Although he personally collected many songs from singers throughout Spain in the spirit of folklorism, as well as owned Renaissance songbooks in old and modern editions, Garcia Lorca, acting like a contemporary minstrel, refused to notate his (often surprising) harmonizations and accompaniments for these tunes. However, he did record many of them with vocalist La Argentinita, and 12 of these performances were anonymously transcribed and published by the Union Musical Española in 1961.
1. "Anda, Jaleo" (Go, Make A Row) is in G minor in a 3/8 Allegretto. The verse gradually creates excitement with its offbeat rhythms, and then the rousing chorus really incites the crowd to "...go to the limits and shoot off your guns." Quickly passing dissonant clashes fit well in the timbre and spirit, and there are plenty of those spicy moments.
2. "Los Cuatro Muleros" (The Four Mules) is a bright major key tune in 3/8 over a rhythmic pedal point that for some reason perfectly suggests the stubbornness of a mule.
3. "Las Tres Hojas" (The Three Leaves) features a descending major key melody in a wonderfully skipping rhythm that imitates the spiralling descent of a leaf.
4. "Los Mozos de Monleon" (The Youths of Monleon) is a simple short tune with spoken recitations describing the young men running from the bulls and figuring what is really bad.
5. "Las Morillas de Jaén (Cancion popular del siglo XV)" (The Morels of Jaén, popular song of the fifteenth century) is in a quasi-open rhythm. Following guitar-like arpeggios, the singer declares "there are three morels that I love in Jaén: Axa and Fátima and Marién." The tune, in a sultry Andalusian (Phrygian) mode, is supplied with wonderful impressionist harmonies.
6. "Sevillanas del Siglo XVIII" (Sevillanas of the eighteenth century) is a brightly rhythmical paean in praise of Seville over basic major I, V, IV chords.

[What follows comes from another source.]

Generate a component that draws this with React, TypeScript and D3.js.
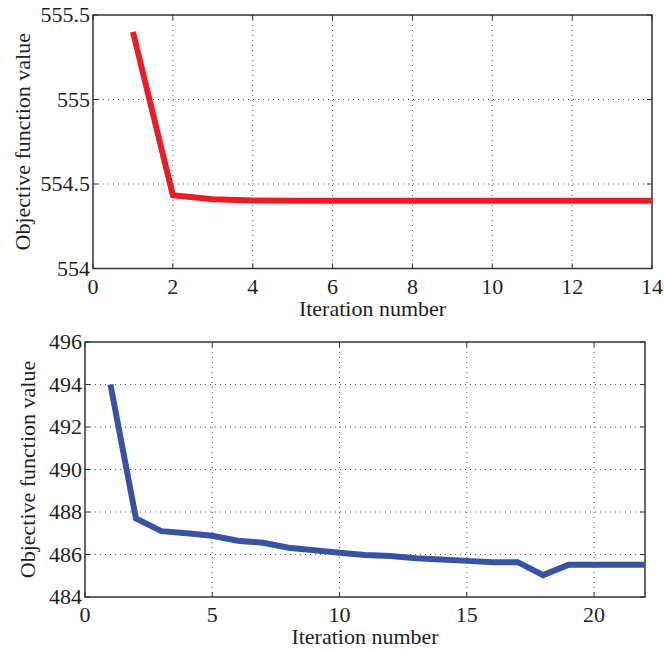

7. "El Cafe de Chinitas" (The Chinese Cafe) is wonderful Andalusian tune in an elastic rhythm.
8. "Nana de Sevilla" (Nana of Seville) is somewhat similar to #7, but with some sensuous whole-tone chords.
9. "Los Pelegrinitos" (The Dangerous Ones) is in three parts -- an impressionist, rhythmic instrumental over a pedal point, a bright village tune, and a strange minor key passage with laconic descriptions of various people.
10. "Zorongo" (Zorongo) is a dance with a splendid twisting rhythm. "He has blue eyes, and the corazoncillo [a variety of St. John's wort] equal to the crest of fire."
11. "Romance de Don Boyso" (Don Boyso's Romance) is a touching love story in a rubato style.
12. "Los Reyes de la Baraja" (The Kings of the Card Deck) is in a joyous triple meter. "If your mother wants a king, the deck has four: king of gold coins, king of cups, king of swords, king of clubs."